К первой категории обстоятельств, определяющих невиновное причинение вреда, относятся случай (casus) и фактическое заблуждение (error facti); ко второй категории – принуждение (vis absoluta), исполнение обязательного приказа и состояние крайней необходимости 232.
По Сергеевскому, случай есть такое стечение обстоятельств, при котором лицо не только не сознавало и не могло или сознавать свойств совершаемого, или предвидеть последствия 233. Исходя из этого выделяются казус непосредственный и казус посредственный, или казус в последствиях.
Немецкая уголовно-правовая доктрина выделяла еще один вид казуса (casus mixtus). В современном уголовном праве это обстоятельство именуется отклоняющимся действием, ответственность за него определяется по правилам неосторожной формы вины. Свое отношение к нему автор не определяет.

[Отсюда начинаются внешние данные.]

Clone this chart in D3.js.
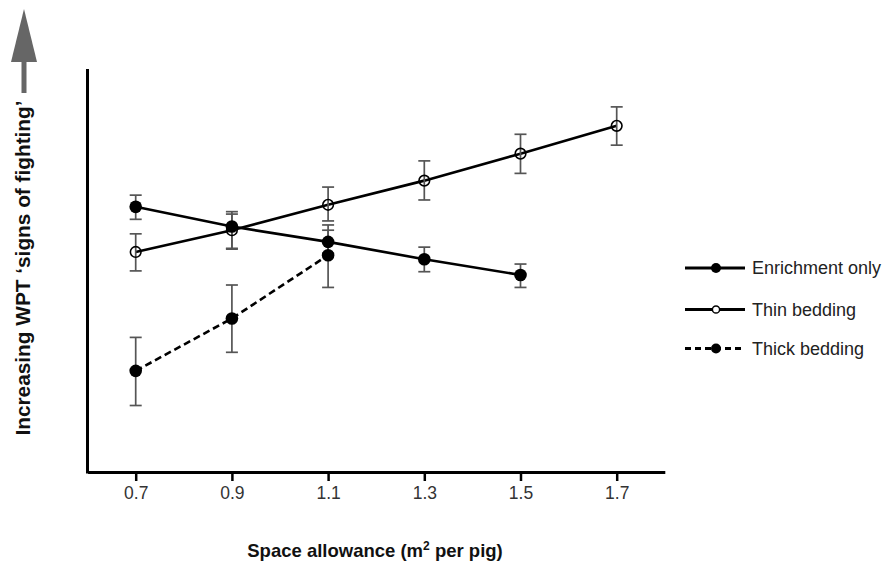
<!DOCTYPE html>
<html>
<head>
<meta charset="utf-8">
<script src="https://cdn.jsdelivr.net/npm/d3@7"></script>
<style>
  html, body { margin: 0; padding: 0; background: #fff; }
  svg { display: block; font-family: "Liberation Sans", Arial, Helvetica, sans-serif; }
</style>
</head>
<body>
<svg id="chart" width="886" height="565"></svg>
<script>
// ---- data (y is an arbitrary, unlabelled score) ----
const categories = [0.7, 0.9, 1.1, 1.3, 1.5, 1.7];
const tickLabels = ["0.7", "0.9", "1.1", "1.3", "1.5", "1.7"];

const enrichX  = [0.7, 0.9, 1.1, 1.3, 1.5];
const enrichY  = [6.58, 6.09, 5.71, 5.28, 4.89];
const enrichLo = [6.27, 5.55, 5.43, 4.97, 4.58];
const enrichHi = [6.87, 6.40, 6.00, 5.58, 5.16];

const thinX  = [0.7, 0.9, 1.1, 1.3, 1.5, 1.7];
const thinY  = [5.46, 6.00, 6.63, 7.23, 7.90, 8.59];
const thinLo = [4.99, 5.53, 6.23, 6.75, 7.41, 8.11];
const thinHi = [5.91, 6.46, 7.07, 7.72, 8.38, 9.06];

const thickX  = [0.7, 0.9, 1.1];
const thickY  = [2.51, 3.81, 5.38];
const thickLo = [1.65, 2.97, 4.58];
const thickHi = [3.34, 4.64, 6.13];

const seriesNames = ["Enrichment only", "Thin bedding", "Thick bedding"];

// ---- build ----
const series = [
  {name: seriesNames[0], x: enrichX, y: enrichY, lo: enrichLo, hi: enrichHi, filled: true,  dashed: false},
  {name: seriesNames[1], x: thinX,   y: thinY,   lo: thinLo,   hi: thinHi,   filled: false, dashed: false},
  {name: seriesNames[2], x: thickX,  y: thickY,  lo: thickLo,  hi: thickHi,  filled: true,  dashed: true}
].map(s => ({...s, pts: s.x.map((xv, i) => ({x: xv, y: s.y[i], lo: s.lo[i], hi: s.hi[i]}))}));

const svg = d3.select("#chart");
const xScale = d3.scaleLinear().domain([0.6, 1.8]).range([87.6, 664.8]);
const yScale = d3.scaleLinear().domain([0, 10]).range([472, 69]);

// x axis
const xAxis = d3.axisBottom(xScale)
  .tickValues(categories)
  .tickFormat((d, i) => tickLabels[i])
  .tickSizeInner(9).tickSizeOuter(0).tickPadding(6);
const gx = svg.append("g").attr("transform", "translate(0,472)").call(xAxis);
gx.select(".domain").attr("stroke", "#000").attr("stroke-width", 3);
gx.selectAll(".tick line").attr("stroke", "#000").attr("stroke-width", 2.5);
gx.selectAll(".tick text").attr("fill", "#333").style("font-size", "17.5px")
  .style("font-family", "'Liberation Sans', Arial, sans-serif");

// y axis (no ticks)
const yAxis = d3.axisLeft(yScale).tickValues([]).tickSizeOuter(0);
const gy = svg.append("g").attr("transform", "translate(87,0)").call(yAxis);
gy.select(".domain").attr("stroke", "#000").attr("stroke-width", 3)
  .attr("d", `M0.5,${yScale(0) + 1.5}V${yScale(10)}`);

// up arrow next to the y title
const arrow = svg.append("g").attr("fill", "#666");
arrow.append("rect").attr("x", 21.5).attr("y", 60).attr("width", 5).attr("height", 33);
arrow.append("path").attr("d", "M24,9 L37,62 L11,62 Z");

// lines
const line = d3.line().x(d => xScale(d.x)).y(d => yScale(d.y));
svg.append("g").selectAll("path").data(series).join("path")
  .attr("d", d => line(d.pts))
  .attr("fill", "none").attr("stroke", "#000").attr("stroke-width", 2.6)
  .attr("stroke-dasharray", d => d.dashed ? "7,4" : null);

// error bars
const eb = svg.append("g").attr("stroke", "#555").attr("stroke-width", 1.7);
series.forEach(s => {
  const g = eb.append("g");
  g.selectAll("line.v").data(s.pts).join("line").attr("class", "v")
    .attr("x1", d => xScale(d.x)).attr("x2", d => xScale(d.x))
    .attr("y1", d => yScale(d.lo)).attr("y2", d => yScale(d.hi));
  g.selectAll("line.t").data(s.pts).join("line").attr("class", "t")
    .attr("x1", d => xScale(d.x) - 6).attr("x2", d => xScale(d.x) + 6)
    .attr("y1", d => yScale(d.hi)).attr("y2", d => yScale(d.hi));
  g.selectAll("line.b").data(s.pts).join("line").attr("class", "b")
    .attr("x1", d => xScale(d.x) - 6).attr("x2", d => xScale(d.x) + 6)
    .attr("y1", d => yScale(d.lo)).attr("y2", d => yScale(d.lo));
});

// markers
series.forEach(s => {
  svg.append("g").selectAll("circle").data(s.pts).join("circle")
    .attr("cx", d => xScale(d.x)).attr("cy", d => yScale(d.y))
    .attr("r", s.filled ? 6.3 : 5.3)
    .attr("fill", s.filled ? "#000" : "none")
    .attr("stroke", "#000").attr("stroke-width", s.filled ? 0 : 1.6);
});

// legend
const legY = [268, 309.5, 348.5];
const leg = svg.append("g");
series.forEach((s, i) => {
  const g = leg.append("g").attr("transform", `translate(0,${legY[i]})`);
  g.append("line").attr("x1", 685).attr("x2", 745).attr("y1", 0).attr("y2", 0)
    .attr("stroke", "#000").attr("stroke-width", 2.8)
    .attr("stroke-dasharray", s.dashed ? "6,4" : null);
  g.append("circle").attr("cx", 716).attr("cy", 0).attr("r", s.filled ? 5 : 3.6)
    .attr("fill", s.filled ? "#000" : "#fff").attr("stroke", "#000")
    .attr("stroke-width", s.filled ? 0 : 1.5);
  g.append("text").attr("x", 752).attr("y", 0).attr("dy", "0.35em")
    .attr("fill", "#222").style("font-size", "18px").text(s.name);
});

// axis titles
const xt = svg.append("text").attr("x", 375).attr("y", 557)
  .attr("text-anchor", "middle").attr("fill", "#111")
  .style("font-size", "18.5px").style("font-weight", "bold");
xt.append("tspan").text("Space allowance (m");
xt.append("tspan").attr("dy", -7).style("font-size", "12px").text("2");
xt.append("tspan").attr("dy", 7).text(" per pig)");

svg.append("text")
  .attr("transform", "translate(30,268) rotate(-90)")
  .attr("text-anchor", "middle").attr("fill", "#111")
  .style("font-size", "20.8px").style("font-weight", "bold")
  .text("Increasing WPT \u2018signs of fighting\u2019");
</script>
</body>
</html>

Некоторые криминалисты данное обстоятельство относят к aberratio delicti seu aberration ictus 234, которое характеризуется тем, что: виновный реализует преступный умысел; в момент его осуществления по причинам, лежащим вне воли виновного, вред причиняется не предполагаемому, а какому-либо иному правоохраняемому объекту 235.
Фактическое заблуждение имеет место в тех случаях, когда лицо не осознавало и не могло осознавать каких-либо фактических обстоятельств, с которыми связывается преступность деяния или его квалификация. К данному обстоятельству ученый относит и так называемую мнимую оборону.
Рассматриваемое обстоятельство исключает ответственность лишь в том случае, если ошибка извинительна (неустранима), в противном случае она влечет ответственность как за неосторожное причинение вреда 236.
Под принуждением понимается воздействие на лицо безусловно превосходящей силы, в результате чего оно совершает деяние или не предотвращает последствия своего деяния. По сути, в этом случае отсутствует свобода воли, лицо не может руководить своими действиями. «Человек, совершающий известный факт, является здесь не более как простым орудием. Лицо может сознавать совершаемое, может сознавать и предвидеть последствия, но не может принять закон в руководство своей деятельности; оно поставлено в необходимость поступать именно так, а не иначе. Необходимость эта может проистекать или от другого человека, или от сил природы» 237.